Like oysters, blue crabs build their tough outer shells using calcium carbonate—but in a notably different form.

“Oyster shells are made of calcium carbonate in the form of calcite, which is a very strong, hard material that allows the oyster to be very protected from the external environment,” Lane Glandon explains. “Crab shells also are made of calcium carbonate, but in a different form that has magnesium incorporated into it. This is important for the crab because it allows it to have a hard shell, but also it makes it more soluble so they can molt, which is how crabs grow.”

This difference in the compound’s composition could work in the crab’s favor as acidity levels increase: in the lab, crabs exposed to high acidity actually had more magnesium calcite in their shells. In fact, for the potential effects of increased acidity that Lane Glandon tracked, the blue crabs fared pretty well. Even for crabs exposed to high levels of acidity—8,000 micro-atmospheres, or ten times higher than typical acidity levels—researchers saw no change in growth, no change in food consumption and no effect on oxygen consumption.

“In general, the crabs were pretty resilient to changes we imposed on them,” Lane Glandon says.

Hillary Lane Glandon, a Ph.D. candidate at the University of Maryland Center for Environmental Science Chesapeake Biological Laboratory in Solomons, Md., studies the effects of acidification on blue crabs in the lab of Dr. Tom Miller.

In addition to her work in the lab, Lane Glandon worked to combine her research with predictions of future temperature increases in order to learn how conditions for blue crabs may change through the end of this century.

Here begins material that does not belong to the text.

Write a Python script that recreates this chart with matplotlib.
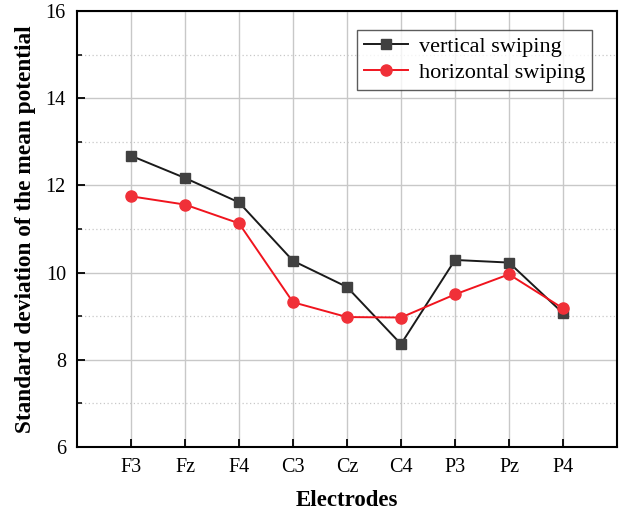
import matplotlib
matplotlib.use("Agg")
import matplotlib.pyplot as plt
from matplotlib.ticker import MultipleLocator

electrodes = ["F3", "Fz", "F4", "C3", "Cz", "C4", "P3", "Pz", "P4"]
vertical = [12.68, 12.17, 11.61, 10.27, 9.67, 8.36, 10.29, 10.23, 9.07]
horizontal = [11.75, 11.56, 11.13, 9.32, 8.98, 8.97, 9.50, 9.96, 9.18]

plt.rcParams['font.family'] = ['Liberation Serif', 'DejaVu Serif']

fig = plt.figure(figsize=(6.24, 5.16), dpi=100)
ax = fig.add_axes([77/624, 69/516, 540/624, 436/516])

x = list(range(1, len(electrodes) + 1))
ax.plot(x, vertical, color='#1a1a1a', lw=1.4, marker='s', markersize=7.2,
        markerfacecolor='#404040', markeredgecolor='#404040', label='vertical swiping', zorder=3)
ax.plot(x, horizontal, color='#f0141e', lw=1.4, marker='o', markersize=8,
        markerfacecolor='#f03038', markeredgecolor='#f03038', label='horizontal swiping', zorder=3)

ax.set_xlim(0, 10)
ax.set_ylim(6, 16)
ax.set_xticks(x)
ax.set_xticklabels(electrodes)
ax.yaxis.set_major_locator(MultipleLocator(2))
ax.yaxis.set_minor_locator(MultipleLocator(1))

ax.grid(True, which='major', axis='both', color='#c8c8c8', lw=1.0, zorder=0)
ax.grid(True, which='minor', axis='y', color='#c8c8c8', lw=0.9, ls=(0, (1, 2)), zorder=0)
ax.set_axisbelow(True)

ax.tick_params(axis='both', which='major', direction='in', length=6, width=1.3,
               labelsize=14.5, right=False, top=False)
ax.tick_params(axis='x', which='major', pad=8)
ax.tick_params(axis='y', which='major', pad=8)
ax.tick_params(axis='y', which='minor', direction='in', length=3.5, width=1.1)
for s in ax.spines.values():
    s.set_linewidth(1.5)

ax.set_xlabel('Electrodes', fontsize=16.5, fontweight='bold', labelpad=9)
ax.set_ylabel('Standard deviation of the mean potential', fontsize=16.8,
              fontweight='bold', labelpad=7)

leg = ax.legend(loc='upper right', bbox_to_anchor=(0.954, 0.957), fontsize=16,
                frameon=True, fancybox=False, edgecolor='#333333',
                handlelength=2.0, borderpad=0.3, labelspacing=0.25,
                handletextpad=0.5, borderaxespad=0)
leg.get_frame().set_linewidth(1.0)

fig.savefig('out.png', dpi=100)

“We concluded that temperature’s going to be the primary sort of environmental factor that’s going to be affecting crabs in the future; acidity may not be such a big deal,” Lane Glandon says. “The question that we wanted to ask was, how might the overwintering behavior of crabs change in our system in the future, as temperatures warm?”

The results weren’t unexpected: wintertime for blue crabs in the Bay will most likely get shorter, decreasing from a current average length of between 100 to 115 days to—in the most extreme warming scenario—just 60 days. The effect this shorter winter may have on the overall blue crab population is unknown, but it could have significant effects across the estuary’s food web.

Essentially, warmer temperatures may allow blue crabs to grow more, be more active and need to eat more food, and ocean acidification may do little to hinder that growth. But animals like oysters, which blue crabs prey on, may be more vulnerable to the effects of climate change and ocean acidification, which could push the typical predator-prey interaction out of balance. And because crabs are a keystone species—meaning their survival is integral to the ecosystem—any change in blue crab populations could ripple not just through the food web, but through the entire Bay ecosystem.

“Changes to blue crab growth or food consumption or how effective they are as predators might have widespread effects on the Chesapeake Bay ecosystem,” explains Lane Glandon. “Not just on crabs and what crabs eat, but on all the other components that are therefore connected to crabs.”